The Henrieka Farm Center offers three programs:

— Little Sprouts, which is offered up to five days per week, for kids aged 3 to 6, and is “more of a free-exploration, child-led program,” Abriel said;

— Seedlings, a kindergarten program offered three days per week for kids aged 5 and 6, in which Abriel teaches the New York State standards; and

— Saplings, an after-school program for kids aged 6 to 12, offered two days per week. 

Last year, the Abriels accommodated around a dozen kids, while now they’re working with almost 20, and still have space to fill, she said, adding that there are no deadlines for enrollment.

All of the programs take place entirely on the Abriels’ farm, which she said has a wooded area with caves and ponds that the kids have opportunities to explore, along with an outdoor classroom area that has jungle gyms and an obstacle course. 

“On a given day, kids will be feeding chickens, collecting and counting eggs, brushing our Scottish Highlander cows, helping rotate the sheep,” she said. “Then the biggest thing they do is play, play, play, and they really learn an exceptional amount through playing … We do things like build shelters in the woods and catch frogs in the pond. Think about an outdoor activity on a farm and we do it.”

Abriel said that she never forces kids in the program to help with any of the chores, since the important part of it all is “just being around and seeing us working and doing things all the time to help these animals that rely on us” because it “imparts a great deal of responsibility and a desire to help.”

Kids get the added benefit of animal feedback, Abriel said, since the animals — cows in particular — grow affectionate toward their caretakers. “They reciprocate the work that you put into them,” she said. 

Although Henrieka Farm Center is not officially registered with the state as a child-care facility, parents and guardians who are eligible to receive money through the new New York State Childcare Assistance Program can still send their kids there since the center is validated by the state through its legal exemption process, which involves extensive background checks, among other things. 

Governor Kathy Hochul announced this week that the income eligibility requirements for the program would be increased so that families can make up to three times the federal poverty level and still apply.
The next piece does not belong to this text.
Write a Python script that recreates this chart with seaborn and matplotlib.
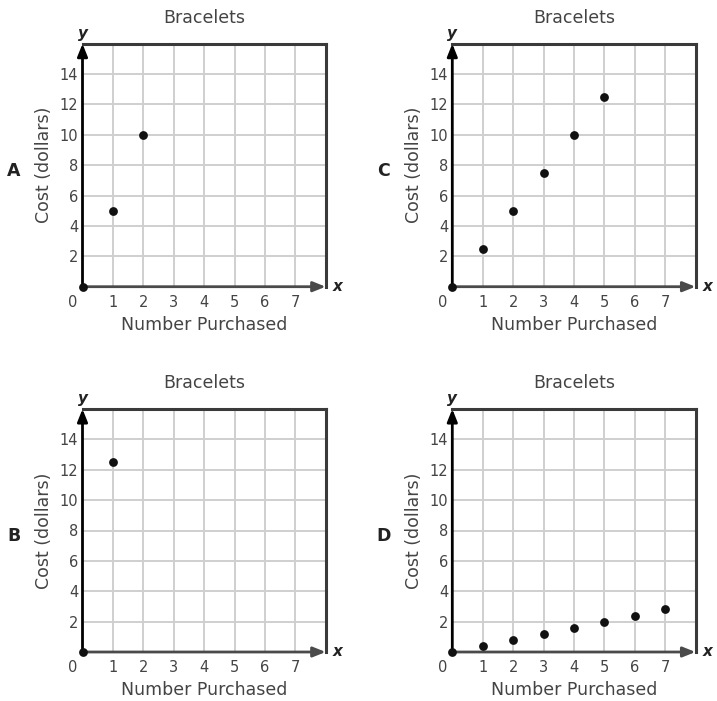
import pandas as pd
import numpy as np
import matplotlib
matplotlib.use('Agg')
import matplotlib.pyplot as plt
import seaborn as sns

sns.set_style('white')
plt.rcParams['font.family'] = ['DejaVu Sans']

# data
a_x = [0, 1, 2]
a_y = [0, 5, 10]
c_x = [0, 1, 2, 3, 4, 5]
c_y = [0, 2.5, 5, 7.5, 10, 12.5]
b_x = [0, 1]
b_y = [0, 12.5]
d_x = [0, 1, 2, 3, 4, 5, 6, 7]
d_y = [0, 0.4, 0.8, 1.2, 1.6, 2.0, 2.4, 2.8]

x_ticks = [1, 2, 3, 4, 5, 6, 7]
y_ticks = [2, 4, 6, 8, 10, 12, 14]

panels = [
    ('A', a_x, a_y, [82.5, 286.7]),
    ('C', c_x, c_y, [452.3, 286.7]),
    ('B', b_x, b_y, [82.5, 652.0]),
    ('D', d_x, d_y, [452.3, 652.0]),
]

W, H = 717, 701
text_col = '#444444'

fig = plt.figure(figsize=(W / 100, H / 100), dpi=100)

for letter, xs, ys, (ox, oy) in panels:
    ax = fig.add_axes([ox / W, (H - oy) / H, 243.2 / W, 243.0 / H])
    df = pd.DataFrame({'n': xs, 'cost': ys})

    ax.set_xlim(0, 8)
    ax.set_ylim(0, 16)
    ax.set_xticks(x_ticks)
    ax.set_yticks(y_ticks)
    ax.grid(True, color='#cfcfcf', lw=1.4, zorder=0)
    ax.set_axisbelow(True)
    ax.tick_params(length=0, labelsize=10.5, labelcolor=text_col)
    ax.tick_params(axis='x', pad=6)
    ax.tick_params(axis='y', pad=3)

    for s in ['left', 'bottom']:
        ax.spines[s].set_visible(False)
    for s in ['top', 'right']:
        ax.spines[s].set_color('#3a3a3a')
        ax.spines[s].set_linewidth(2.2)

    # axes with arrow heads
    ax.annotate('', xy=(8, 0), xytext=(0, 0),
                arrowprops=dict(arrowstyle='-|>,head_length=0.75,head_width=0.3',
                                color='#4a4a4a', lw=2, shrinkA=0, shrinkB=0,
                                mutation_scale=10), annotation_clip=False)
    ax.annotate('', xy=(0, 16), xytext=(0, 0),
                arrowprops=dict(arrowstyle='-|>,head_length=0.75,head_width=0.3',
                                color='black', lw=2, shrinkA=0, shrinkB=0,
                                mutation_scale=10), annotation_clip=False)

    sns.scatterplot(data=df, x='n', y='cost', ax=ax, color='#111111', s=40,
                    edgecolor='#111111', linewidth=0, zorder=5, clip_on=False)

    ax.annotate('0', xy=(0, 0), xytext=(-6.8, -6), textcoords='offset points',
                ha='center', va='top', fontsize=10.5, color=text_col)
    ax.annotate('x', xy=(1, 0), xycoords='axes fraction', xytext=(8.5, 0),
                textcoords='offset points', ha='center', va='center',
                fontsize=11, fontweight='bold', fontstyle='italic', color='#222222')
    ax.annotate('y', xy=(0, 1), xycoords='axes fraction', xytext=(0, 7.5),
                textcoords='offset points', ha='center', va='center',
                fontsize=11, fontweight='bold', fontstyle='italic', color='#222222')

    ax.set_title('Bracelets', fontsize=12.5, color=text_col, pad=15)
    ax.set_xlabel('Number Purchased', fontsize=12.5, color=text_col, labelpad=4)
    ax.set_ylabel('Cost (dollars)', fontsize=12.5, color=text_col, labelpad=5)

    fig.text((ox - 68.5) / W, (H - oy + 116) / H, letter, fontsize=12.5,
             fontweight='bold', color='#222222', ha='center', va='center')

fig.savefig('out.png', dpi=100)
That means a family of one can earn up to $40,770, with the amount increasing by roughly $14,000 per additional person. 

Abriel said that she chose not to seek registration through the state since its policies would prevent her from conducting her programs the way she thinks they need to be conducted. 

“I’ve read through the requirements and I keep them in my mind and try to abide by them as much as possible,” she said, “but I am a fully outdoor program … so in the middle of winter, the kids are outside, and it’s cold out, but they’re dressed very well. They’re very active. We take stock of their bodies and work together as a group [asking questions] like, ‘How are you feeling right now? Are you feeling warm, feeling cold, and how do we adjust based on that?’ I’m teaching them all those skills, but that’s not something New York State really likes in childcare.”

She said that she might consider seeking charter-school status down the line, but that “this works very well for right now” while New York State “hopefully catches on to outdoor learning.”

Abriel pointed out that that type of education seems to be becoming more popular. 

“When I first started getting everything in order, I had to go to Long Island to visit another farm school,” she said. “That was the closest one. Then, as I started working, I came across a woman in Saratoga Springs who was opening one right around the same time I was, and I was recently contacted by someone in Greenwich, maybe an hour away from us, and she’s been asking me questions, and I’ve been trying to help mentor her … I do think it’s catching on.”